** begin Dataset excerpt **

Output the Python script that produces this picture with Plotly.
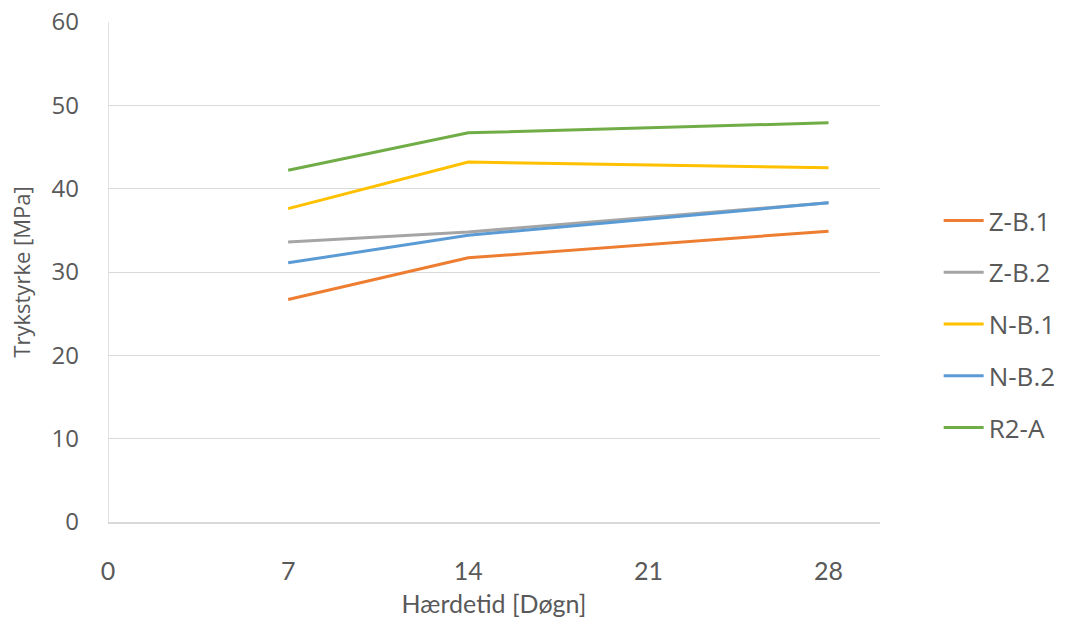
import plotly.graph_objects as go

# Curing age (days) and compressive strength (MPa) per mix
days = [7, 14, 28]
series_names = ["Z-B.1", "Z-B.2", "N-B.1", "N-B.2", "R2-A"]
z_b1 = [26.7, 31.7, 34.9]
z_b2 = [33.6, 34.8, 38.3]
n_b1 = [37.6, 43.2, 42.5]
n_b2 = [31.1, 34.4, 38.3]
r2_a = [42.2, 46.7, 47.9]

x_ticks = [0, 7, 14, 21, 28]
y_ticks = [0, 10, 20, 30, 40, 50, 60]

colors = ["#ED7D31", "#A5A5A5", "#FFC000", "#5B9BD5", "#70AD47"]
values = [z_b1, z_b2, n_b1, n_b2, r2_a]

text_color = "#595959"

fig = go.Figure()
for name, vals, col in zip(series_names, values, colors):
    fig.add_trace(go.Scatter(
        x=days, y=vals, name=name, mode="lines",
        line=dict(color=col, width=3),
        legendgroup=name,
    ))

fig.update_layout(
    width=1067, height=618,
    margin=dict(l=108, r=187, t=22, b=96, autoexpand=False),
    paper_bgcolor="white", plot_bgcolor="white",
    showlegend=True,
    legend=dict(
        x=1.076, y=0.395, xanchor="left", yanchor="middle",
        font=dict(family="Open Sans, sans-serif", size=26, color=text_color),
        tracegroupgap=15, itemwidth=40,
        bgcolor="rgba(0,0,0,0)",
    ),
    xaxis=dict(
        range=[0, 30], tickvals=x_ticks, ticktext=[str(t) for t in x_ticks],
        showgrid=False, zeroline=False, automargin=False,
        showline=True, linecolor="#D9D9D9", linewidth=1.5,
        ticks="", tickfont=dict(family="Lato, sans-serif", size=25, color=text_color),
        ticklabelstandoff=26,
        title=dict(text="Hærdetid [Døgn]", standoff=18,
                   font=dict(family="Lato, sans-serif", size=25, color=text_color)),
    ),
    yaxis=dict(
        range=[0, 60], tickvals=y_ticks,
        showgrid=True, gridcolor="#D9D9D9", gridwidth=1,
        zeroline=False, showline=False, automargin=False,
        ticks="", tickfont=dict(family="Open Sans, sans-serif", size=24, color=text_color),
        ticklabelstandoff=28,
        title=dict(text="Trykstyrke [MPa]", standoff=14,
                   font=dict(family="Open Sans, sans-serif", size=22, color=text_color)),
    ),
)

# Vertical axis line at x = 0
fig.add_shape(type="line", xref="x", yref="paper", x0=0, x1=0, y0=0, y1=1,
              line=dict(color="#D9D9D9", width=1.5))

fig.write_html("out.html")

** end Dataset excerpt **

Directions for this task
Repeat, word for word and with no pictures, only the lines running from the beginning of the data to the line that contains "values = [z_b1, z_b2, n_b1, n_b2, r2_a]".

Response for this exercise
Output the Python script that produces this picture with Plotly.
import plotly.graph_objects as go

# Curing age (days) and compressive strength (MPa) per mix
days = [7, 14, 28]
series_names = ["Z-B.1", "Z-B.2", "N-B.1", "N-B.2", "R2-A"]
z_b1 = [26.7, 31.7, 34.9]
z_b2 = [33.6, 34.8, 38.3]
n_b1 = [37.6, 43.2, 42.5]
n_b2 = [31.1, 34.4, 38.3]
r2_a = [42.2, 46.7, 47.9]

x_ticks = [0, 7, 14, 21, 28]
y_ticks = [0, 10, 20, 30, 40, 50, 60]

colors = ["#ED7D31", "#A5A5A5", "#FFC000", "#5B9BD5", "#70AD47"]
values = [z_b1, z_b2, n_b1, n_b2, r2_a]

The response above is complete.